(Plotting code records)
····················
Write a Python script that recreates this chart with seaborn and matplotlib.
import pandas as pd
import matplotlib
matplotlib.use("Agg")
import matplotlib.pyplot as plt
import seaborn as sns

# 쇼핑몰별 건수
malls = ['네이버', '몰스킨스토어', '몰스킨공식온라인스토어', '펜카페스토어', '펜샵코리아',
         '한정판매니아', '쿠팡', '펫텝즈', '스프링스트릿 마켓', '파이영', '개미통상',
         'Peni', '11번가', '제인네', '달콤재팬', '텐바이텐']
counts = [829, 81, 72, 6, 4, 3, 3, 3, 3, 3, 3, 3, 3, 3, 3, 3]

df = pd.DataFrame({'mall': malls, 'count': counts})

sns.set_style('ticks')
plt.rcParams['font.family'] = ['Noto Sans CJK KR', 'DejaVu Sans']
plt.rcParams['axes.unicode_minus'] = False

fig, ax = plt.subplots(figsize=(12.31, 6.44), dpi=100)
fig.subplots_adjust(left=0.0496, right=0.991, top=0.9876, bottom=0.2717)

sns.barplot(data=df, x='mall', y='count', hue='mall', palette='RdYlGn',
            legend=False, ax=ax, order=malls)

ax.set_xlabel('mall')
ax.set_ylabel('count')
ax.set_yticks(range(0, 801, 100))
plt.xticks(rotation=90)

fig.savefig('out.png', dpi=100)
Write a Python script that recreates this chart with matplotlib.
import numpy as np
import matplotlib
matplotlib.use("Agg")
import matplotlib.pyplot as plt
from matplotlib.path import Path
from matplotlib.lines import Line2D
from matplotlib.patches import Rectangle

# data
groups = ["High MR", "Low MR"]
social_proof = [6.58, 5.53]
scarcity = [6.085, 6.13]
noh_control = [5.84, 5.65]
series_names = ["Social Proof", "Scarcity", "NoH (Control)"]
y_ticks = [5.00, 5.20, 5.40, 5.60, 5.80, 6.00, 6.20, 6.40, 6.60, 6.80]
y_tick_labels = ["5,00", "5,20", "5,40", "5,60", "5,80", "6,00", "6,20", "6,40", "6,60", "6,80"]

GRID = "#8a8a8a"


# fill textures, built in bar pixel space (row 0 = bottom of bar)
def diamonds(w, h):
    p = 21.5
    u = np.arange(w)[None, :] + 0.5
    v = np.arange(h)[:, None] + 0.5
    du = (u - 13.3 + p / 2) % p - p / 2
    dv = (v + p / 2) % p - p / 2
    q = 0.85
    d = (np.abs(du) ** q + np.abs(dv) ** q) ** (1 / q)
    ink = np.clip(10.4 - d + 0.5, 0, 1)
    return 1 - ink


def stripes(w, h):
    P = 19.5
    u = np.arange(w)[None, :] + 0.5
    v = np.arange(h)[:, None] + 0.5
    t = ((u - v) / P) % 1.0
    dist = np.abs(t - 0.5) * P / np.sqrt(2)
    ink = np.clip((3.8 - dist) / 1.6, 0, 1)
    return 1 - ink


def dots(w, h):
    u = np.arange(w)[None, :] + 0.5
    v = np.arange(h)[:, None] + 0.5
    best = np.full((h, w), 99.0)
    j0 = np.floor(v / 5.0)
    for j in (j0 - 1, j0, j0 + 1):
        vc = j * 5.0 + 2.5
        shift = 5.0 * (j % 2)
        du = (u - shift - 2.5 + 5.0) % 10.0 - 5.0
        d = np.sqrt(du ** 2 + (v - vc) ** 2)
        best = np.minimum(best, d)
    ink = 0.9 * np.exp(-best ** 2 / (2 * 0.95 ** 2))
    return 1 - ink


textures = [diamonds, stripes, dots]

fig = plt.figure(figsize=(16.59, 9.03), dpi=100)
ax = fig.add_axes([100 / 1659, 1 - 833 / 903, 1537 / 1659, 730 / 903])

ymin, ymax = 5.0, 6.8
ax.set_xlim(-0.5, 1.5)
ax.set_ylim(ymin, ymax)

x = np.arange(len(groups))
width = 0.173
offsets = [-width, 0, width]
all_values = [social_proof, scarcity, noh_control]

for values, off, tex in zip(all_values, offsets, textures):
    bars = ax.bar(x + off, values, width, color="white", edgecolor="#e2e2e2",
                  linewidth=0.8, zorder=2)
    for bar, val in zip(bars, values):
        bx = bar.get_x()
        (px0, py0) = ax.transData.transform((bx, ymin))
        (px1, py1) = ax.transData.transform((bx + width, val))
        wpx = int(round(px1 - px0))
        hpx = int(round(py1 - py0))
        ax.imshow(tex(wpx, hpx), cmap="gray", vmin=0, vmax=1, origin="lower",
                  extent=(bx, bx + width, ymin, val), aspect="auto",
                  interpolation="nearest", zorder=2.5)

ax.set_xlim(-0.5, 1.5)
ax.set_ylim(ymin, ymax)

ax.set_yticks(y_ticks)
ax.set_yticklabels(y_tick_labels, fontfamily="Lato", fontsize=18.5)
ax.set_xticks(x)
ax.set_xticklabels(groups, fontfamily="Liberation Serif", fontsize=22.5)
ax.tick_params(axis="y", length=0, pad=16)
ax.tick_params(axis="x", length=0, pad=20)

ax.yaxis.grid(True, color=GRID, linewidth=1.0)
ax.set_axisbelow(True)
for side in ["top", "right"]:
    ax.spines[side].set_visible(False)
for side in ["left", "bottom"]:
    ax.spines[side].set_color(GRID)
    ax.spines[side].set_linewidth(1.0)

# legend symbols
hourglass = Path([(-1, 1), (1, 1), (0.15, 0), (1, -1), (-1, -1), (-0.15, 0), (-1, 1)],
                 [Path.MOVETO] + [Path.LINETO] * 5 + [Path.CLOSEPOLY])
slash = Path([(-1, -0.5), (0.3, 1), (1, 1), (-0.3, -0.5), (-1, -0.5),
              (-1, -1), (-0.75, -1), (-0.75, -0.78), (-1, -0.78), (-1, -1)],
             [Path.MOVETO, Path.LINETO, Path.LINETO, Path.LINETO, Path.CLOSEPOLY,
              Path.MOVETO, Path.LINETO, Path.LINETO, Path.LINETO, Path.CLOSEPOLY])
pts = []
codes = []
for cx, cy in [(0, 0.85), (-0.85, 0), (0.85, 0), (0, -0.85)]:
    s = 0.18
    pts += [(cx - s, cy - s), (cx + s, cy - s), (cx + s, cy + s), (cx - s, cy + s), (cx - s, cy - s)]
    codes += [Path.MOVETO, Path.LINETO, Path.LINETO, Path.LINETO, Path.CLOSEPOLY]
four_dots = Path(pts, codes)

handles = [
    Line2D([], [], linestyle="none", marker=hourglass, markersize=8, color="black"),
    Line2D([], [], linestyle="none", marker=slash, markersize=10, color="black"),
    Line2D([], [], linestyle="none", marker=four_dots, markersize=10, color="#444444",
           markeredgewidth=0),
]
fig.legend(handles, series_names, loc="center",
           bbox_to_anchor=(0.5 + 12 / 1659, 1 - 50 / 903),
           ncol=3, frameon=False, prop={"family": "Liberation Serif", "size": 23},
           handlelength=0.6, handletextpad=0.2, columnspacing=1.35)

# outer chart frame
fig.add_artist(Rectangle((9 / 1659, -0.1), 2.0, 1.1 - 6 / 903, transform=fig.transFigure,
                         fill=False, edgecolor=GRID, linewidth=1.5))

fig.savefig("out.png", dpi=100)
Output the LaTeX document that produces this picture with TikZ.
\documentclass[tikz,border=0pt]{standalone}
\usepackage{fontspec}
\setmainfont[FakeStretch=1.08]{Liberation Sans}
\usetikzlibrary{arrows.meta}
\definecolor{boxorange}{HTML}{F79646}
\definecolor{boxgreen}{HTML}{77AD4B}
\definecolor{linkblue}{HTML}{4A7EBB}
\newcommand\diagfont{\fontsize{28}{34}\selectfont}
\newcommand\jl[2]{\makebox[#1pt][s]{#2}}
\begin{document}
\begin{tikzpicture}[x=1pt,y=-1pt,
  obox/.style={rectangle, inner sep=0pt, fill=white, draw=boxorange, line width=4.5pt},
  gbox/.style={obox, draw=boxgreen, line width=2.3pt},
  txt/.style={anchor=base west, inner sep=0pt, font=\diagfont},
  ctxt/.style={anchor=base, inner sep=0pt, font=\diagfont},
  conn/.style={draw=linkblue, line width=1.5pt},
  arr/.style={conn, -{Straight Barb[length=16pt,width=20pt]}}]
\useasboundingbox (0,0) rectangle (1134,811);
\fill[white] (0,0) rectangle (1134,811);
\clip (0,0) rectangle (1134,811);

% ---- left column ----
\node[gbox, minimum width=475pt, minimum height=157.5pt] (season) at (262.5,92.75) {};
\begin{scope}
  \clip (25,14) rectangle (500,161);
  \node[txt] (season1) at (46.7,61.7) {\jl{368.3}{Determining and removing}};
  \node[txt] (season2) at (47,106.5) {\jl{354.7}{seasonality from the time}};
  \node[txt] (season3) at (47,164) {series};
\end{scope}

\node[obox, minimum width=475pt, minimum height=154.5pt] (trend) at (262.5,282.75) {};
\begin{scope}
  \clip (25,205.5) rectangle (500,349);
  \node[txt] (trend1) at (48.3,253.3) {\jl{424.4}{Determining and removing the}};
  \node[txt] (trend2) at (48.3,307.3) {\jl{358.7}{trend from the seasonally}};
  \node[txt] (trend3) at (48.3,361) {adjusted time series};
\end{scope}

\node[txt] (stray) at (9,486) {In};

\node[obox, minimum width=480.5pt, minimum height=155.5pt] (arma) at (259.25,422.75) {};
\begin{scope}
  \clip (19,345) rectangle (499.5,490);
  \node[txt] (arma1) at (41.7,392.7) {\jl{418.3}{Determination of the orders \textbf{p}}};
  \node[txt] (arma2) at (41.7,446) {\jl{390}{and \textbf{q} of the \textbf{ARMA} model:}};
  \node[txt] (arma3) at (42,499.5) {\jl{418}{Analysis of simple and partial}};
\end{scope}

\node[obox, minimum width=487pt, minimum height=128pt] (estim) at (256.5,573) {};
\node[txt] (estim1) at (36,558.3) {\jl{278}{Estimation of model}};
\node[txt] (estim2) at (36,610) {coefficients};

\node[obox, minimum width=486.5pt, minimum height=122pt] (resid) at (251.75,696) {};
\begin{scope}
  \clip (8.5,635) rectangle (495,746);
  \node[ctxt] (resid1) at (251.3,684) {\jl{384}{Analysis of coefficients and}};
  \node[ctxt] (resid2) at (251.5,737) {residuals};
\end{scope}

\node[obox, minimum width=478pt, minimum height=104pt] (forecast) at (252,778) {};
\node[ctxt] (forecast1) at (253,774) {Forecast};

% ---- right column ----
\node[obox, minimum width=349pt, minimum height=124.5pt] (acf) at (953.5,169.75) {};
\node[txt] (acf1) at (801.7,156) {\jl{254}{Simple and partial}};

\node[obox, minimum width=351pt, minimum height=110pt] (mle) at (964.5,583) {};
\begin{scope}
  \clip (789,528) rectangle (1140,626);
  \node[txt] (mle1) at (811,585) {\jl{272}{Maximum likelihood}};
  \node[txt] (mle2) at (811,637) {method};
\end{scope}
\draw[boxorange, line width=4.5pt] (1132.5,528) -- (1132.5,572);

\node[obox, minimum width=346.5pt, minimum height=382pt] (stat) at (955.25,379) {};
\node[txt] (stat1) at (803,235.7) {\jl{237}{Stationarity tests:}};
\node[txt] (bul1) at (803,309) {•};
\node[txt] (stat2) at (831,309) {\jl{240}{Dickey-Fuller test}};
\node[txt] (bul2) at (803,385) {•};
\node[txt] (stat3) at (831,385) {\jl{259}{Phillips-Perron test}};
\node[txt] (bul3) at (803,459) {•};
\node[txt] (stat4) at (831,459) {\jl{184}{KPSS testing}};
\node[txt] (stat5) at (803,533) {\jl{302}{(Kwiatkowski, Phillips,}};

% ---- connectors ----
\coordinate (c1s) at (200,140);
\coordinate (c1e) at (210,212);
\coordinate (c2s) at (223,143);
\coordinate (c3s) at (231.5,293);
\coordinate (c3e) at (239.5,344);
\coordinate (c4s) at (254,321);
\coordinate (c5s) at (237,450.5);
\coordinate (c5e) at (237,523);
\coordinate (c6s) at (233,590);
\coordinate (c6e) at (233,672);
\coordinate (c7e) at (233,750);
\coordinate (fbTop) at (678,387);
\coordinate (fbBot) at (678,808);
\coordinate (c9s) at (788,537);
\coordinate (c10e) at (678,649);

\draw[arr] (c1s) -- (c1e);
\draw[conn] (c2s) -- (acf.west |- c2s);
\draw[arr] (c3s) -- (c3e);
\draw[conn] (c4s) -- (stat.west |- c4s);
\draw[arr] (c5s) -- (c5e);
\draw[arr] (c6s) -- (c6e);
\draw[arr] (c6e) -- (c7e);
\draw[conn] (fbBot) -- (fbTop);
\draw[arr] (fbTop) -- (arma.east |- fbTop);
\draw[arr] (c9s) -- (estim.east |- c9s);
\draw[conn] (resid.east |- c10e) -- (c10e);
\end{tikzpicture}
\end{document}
····················
Copy exactly the lines that run from the first line of the data to the line containing "fig.savefig('out.png', dpi=100)", please, with both ends included and nothing else.

Write a Python script that recreates this chart with seaborn and matplotlib.
import pandas as pd
import matplotlib
matplotlib.use("Agg")
import matplotlib.pyplot as plt
import seaborn as sns

# 쇼핑몰별 건수
malls = ['네이버', '몰스킨스토어', '몰스킨공식온라인스토어', '펜카페스토어', '펜샵코리아',
         '한정판매니아', '쿠팡', '펫텝즈', '스프링스트릿 마켓', '파이영', '개미통상',
         'Peni', '11번가', '제인네', '달콤재팬', '텐바이텐']
counts = [829, 81, 72, 6, 4, 3, 3, 3, 3, 3, 3, 3, 3, 3, 3, 3]

df = pd.DataFrame({'mall': malls, 'count': counts})

sns.set_style('ticks')
plt.rcParams['font.family'] = ['Noto Sans CJK KR', 'DejaVu Sans']
plt.rcParams['axes.unicode_minus'] = False

fig, ax = plt.subplots(figsize=(12.31, 6.44), dpi=100)
fig.subplots_adjust(left=0.0496, right=0.991, top=0.9876, bottom=0.2717)

sns.barplot(data=df, x='mall', y='count', hue='mall', palette='RdYlGn',
            legend=False, ax=ax, order=malls)

ax.set_xlabel('mall')
ax.set_ylabel('count')
ax.set_yticks(range(0, 801, 100))
plt.xticks(rotation=90)

fig.savefig('out.png', dpi=100)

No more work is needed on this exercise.